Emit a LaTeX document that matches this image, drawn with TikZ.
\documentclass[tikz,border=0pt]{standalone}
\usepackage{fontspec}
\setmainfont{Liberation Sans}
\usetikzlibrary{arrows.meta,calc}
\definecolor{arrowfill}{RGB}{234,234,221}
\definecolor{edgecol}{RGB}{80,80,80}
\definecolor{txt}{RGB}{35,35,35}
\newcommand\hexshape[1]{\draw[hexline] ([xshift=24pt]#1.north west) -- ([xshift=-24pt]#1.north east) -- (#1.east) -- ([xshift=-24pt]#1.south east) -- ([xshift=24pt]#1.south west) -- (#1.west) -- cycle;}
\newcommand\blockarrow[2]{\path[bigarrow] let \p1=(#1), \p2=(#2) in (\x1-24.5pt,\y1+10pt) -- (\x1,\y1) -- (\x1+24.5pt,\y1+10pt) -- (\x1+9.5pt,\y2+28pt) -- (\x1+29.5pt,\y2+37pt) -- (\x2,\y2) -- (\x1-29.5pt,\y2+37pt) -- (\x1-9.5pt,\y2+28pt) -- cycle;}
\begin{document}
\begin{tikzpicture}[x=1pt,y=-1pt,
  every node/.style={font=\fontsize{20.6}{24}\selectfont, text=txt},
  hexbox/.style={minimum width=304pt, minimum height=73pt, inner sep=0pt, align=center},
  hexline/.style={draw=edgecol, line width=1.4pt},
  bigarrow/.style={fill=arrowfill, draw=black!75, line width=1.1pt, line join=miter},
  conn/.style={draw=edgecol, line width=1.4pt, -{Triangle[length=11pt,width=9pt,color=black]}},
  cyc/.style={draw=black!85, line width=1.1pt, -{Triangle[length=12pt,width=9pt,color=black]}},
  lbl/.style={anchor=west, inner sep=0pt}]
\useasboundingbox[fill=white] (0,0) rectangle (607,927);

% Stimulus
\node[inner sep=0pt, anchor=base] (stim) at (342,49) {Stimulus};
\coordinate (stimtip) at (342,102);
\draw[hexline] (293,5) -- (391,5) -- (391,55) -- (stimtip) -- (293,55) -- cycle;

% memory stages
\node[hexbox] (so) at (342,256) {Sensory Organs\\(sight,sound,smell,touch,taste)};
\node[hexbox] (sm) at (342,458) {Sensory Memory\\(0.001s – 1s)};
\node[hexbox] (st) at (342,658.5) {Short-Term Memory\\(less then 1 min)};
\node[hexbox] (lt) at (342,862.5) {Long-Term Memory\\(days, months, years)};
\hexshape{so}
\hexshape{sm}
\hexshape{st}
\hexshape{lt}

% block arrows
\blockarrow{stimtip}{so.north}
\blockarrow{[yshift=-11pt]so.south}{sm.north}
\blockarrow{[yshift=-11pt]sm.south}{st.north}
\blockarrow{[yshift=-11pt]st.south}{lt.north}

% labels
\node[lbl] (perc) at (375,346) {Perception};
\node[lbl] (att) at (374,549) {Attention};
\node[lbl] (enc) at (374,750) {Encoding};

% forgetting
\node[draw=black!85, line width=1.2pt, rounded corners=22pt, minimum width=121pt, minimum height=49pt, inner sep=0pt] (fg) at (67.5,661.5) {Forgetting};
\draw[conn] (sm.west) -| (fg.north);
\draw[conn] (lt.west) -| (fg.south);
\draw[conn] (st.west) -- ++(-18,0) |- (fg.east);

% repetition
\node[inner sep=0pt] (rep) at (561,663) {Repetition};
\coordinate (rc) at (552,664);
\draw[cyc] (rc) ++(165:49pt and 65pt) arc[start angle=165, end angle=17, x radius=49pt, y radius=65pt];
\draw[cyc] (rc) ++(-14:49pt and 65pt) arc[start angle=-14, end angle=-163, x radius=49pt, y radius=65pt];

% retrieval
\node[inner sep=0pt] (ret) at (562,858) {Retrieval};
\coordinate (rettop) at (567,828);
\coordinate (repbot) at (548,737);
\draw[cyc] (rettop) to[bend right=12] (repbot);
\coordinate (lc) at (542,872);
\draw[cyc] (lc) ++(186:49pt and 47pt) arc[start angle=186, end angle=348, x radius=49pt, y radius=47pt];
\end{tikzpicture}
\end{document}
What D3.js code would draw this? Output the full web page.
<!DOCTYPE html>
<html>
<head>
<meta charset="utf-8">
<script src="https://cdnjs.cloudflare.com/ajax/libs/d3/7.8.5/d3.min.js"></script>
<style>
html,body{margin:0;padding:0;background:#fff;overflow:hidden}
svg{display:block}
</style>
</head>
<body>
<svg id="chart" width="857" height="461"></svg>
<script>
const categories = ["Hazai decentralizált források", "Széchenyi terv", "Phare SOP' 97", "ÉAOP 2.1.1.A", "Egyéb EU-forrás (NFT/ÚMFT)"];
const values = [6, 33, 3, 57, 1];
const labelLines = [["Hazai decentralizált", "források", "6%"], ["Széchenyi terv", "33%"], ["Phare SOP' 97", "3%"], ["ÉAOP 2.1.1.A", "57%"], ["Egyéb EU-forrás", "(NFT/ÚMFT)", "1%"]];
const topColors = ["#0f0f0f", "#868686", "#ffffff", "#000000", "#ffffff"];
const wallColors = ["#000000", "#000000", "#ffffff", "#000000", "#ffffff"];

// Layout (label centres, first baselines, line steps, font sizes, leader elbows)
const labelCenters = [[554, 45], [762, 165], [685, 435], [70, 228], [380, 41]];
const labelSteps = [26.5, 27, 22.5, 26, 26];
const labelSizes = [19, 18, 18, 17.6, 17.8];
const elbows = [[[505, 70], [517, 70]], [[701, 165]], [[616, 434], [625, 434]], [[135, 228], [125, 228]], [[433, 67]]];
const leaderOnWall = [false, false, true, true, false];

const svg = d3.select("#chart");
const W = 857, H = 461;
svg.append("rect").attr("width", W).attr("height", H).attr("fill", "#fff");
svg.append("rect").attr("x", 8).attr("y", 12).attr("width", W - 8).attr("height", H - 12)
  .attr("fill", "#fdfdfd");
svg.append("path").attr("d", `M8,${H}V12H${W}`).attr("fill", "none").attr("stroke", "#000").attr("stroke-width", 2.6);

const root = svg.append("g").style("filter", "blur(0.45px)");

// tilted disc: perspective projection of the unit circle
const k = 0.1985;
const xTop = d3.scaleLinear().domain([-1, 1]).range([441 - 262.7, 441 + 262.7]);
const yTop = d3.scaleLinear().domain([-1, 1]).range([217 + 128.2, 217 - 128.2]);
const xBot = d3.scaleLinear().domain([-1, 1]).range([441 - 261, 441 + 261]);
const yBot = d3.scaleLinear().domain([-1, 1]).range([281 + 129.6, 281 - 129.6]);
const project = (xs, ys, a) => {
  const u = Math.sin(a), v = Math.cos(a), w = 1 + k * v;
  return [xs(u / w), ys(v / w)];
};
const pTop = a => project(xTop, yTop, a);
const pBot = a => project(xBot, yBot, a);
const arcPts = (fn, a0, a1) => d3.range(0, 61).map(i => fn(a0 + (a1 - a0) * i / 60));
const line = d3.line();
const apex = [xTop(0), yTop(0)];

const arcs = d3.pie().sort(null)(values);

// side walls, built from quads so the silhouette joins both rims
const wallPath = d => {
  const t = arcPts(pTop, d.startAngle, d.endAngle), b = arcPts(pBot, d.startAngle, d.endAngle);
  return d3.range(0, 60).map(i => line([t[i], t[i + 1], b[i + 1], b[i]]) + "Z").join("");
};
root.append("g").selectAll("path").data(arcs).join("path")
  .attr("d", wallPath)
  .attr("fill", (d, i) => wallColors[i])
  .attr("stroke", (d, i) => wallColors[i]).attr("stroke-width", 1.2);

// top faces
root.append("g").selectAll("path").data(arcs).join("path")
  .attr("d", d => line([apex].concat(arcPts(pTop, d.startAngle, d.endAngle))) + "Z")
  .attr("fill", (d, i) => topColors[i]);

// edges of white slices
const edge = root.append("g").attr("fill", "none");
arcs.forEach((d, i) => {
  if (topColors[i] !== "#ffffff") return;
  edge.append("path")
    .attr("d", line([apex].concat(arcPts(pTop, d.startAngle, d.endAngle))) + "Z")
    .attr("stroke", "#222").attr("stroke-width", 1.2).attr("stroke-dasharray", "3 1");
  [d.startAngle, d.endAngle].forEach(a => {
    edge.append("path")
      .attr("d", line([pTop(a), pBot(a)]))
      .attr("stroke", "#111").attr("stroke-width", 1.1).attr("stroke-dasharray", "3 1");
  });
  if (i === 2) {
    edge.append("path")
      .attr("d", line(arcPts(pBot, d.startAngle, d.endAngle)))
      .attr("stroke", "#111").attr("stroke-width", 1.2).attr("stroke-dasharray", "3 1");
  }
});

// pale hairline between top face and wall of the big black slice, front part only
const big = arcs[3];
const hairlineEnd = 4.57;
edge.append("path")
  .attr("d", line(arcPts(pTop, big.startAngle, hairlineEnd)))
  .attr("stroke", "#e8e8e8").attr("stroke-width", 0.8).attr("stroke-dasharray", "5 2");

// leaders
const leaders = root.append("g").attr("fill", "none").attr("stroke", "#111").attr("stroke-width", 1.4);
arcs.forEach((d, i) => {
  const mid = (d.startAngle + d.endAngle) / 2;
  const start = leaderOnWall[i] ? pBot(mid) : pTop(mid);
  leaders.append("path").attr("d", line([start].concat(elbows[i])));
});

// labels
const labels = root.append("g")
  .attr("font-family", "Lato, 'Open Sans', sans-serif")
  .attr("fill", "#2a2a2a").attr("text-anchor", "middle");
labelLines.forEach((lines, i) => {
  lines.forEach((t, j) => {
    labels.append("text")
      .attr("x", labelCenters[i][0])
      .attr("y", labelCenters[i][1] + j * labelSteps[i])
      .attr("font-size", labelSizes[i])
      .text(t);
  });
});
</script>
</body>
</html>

────

• _SET PROBLEM_: Only the lines from the one containing "What D3.js code" through the one containing "const leaderOnWall = [false, false, true, true, false];" are to be retyped, both boundary lines included, with no other material.

• _RESPONSE TO THIS EXERCISE_:
What D3.js code would draw this? Output the full web page.
<!DOCTYPE html>
<html>
<head>
<meta charset="utf-8">
<script src="https://cdnjs.cloudflare.com/ajax/libs/d3/7.8.5/d3.min.js"></script>
<style>
html,body{margin:0;padding:0;background:#fff;overflow:hidden}
svg{display:block}
</style>
</head>
<body>
<svg id="chart" width="857" height="461"></svg>
<script>
const categories = ["Hazai decentralizált források", "Széchenyi terv", "Phare SOP' 97", "ÉAOP 2.1.1.A", "Egyéb EU-forrás (NFT/ÚMFT)"];
const values = [6, 33, 3, 57, 1];
const labelLines = [["Hazai decentralizált", "források", "6%"], ["Széchenyi terv", "33%"], ["Phare SOP' 97", "3%"], ["ÉAOP 2.1.1.A", "57%"], ["Egyéb EU-forrás", "(NFT/ÚMFT)", "1%"]];
const topColors = ["#0f0f0f", "#868686", "#ffffff", "#000000", "#ffffff"];
const wallColors = ["#000000", "#000000", "#ffffff", "#000000", "#ffffff"];

// Layout (label centres, first baselines, line steps, font sizes, leader elbows)
const labelCenters = [[554, 45], [762, 165], [685, 435], [70, 228], [380, 41]];
const labelSteps = [26.5, 27, 22.5, 26, 26];
const labelSizes = [19, 18, 18, 17.6, 17.8];
const elbows = [[[505, 70], [517, 70]], [[701, 165]], [[616, 434], [625, 434]], [[135, 228], [125, 228]], [[433, 67]]];
const leaderOnWall = [false, false, true, true, false];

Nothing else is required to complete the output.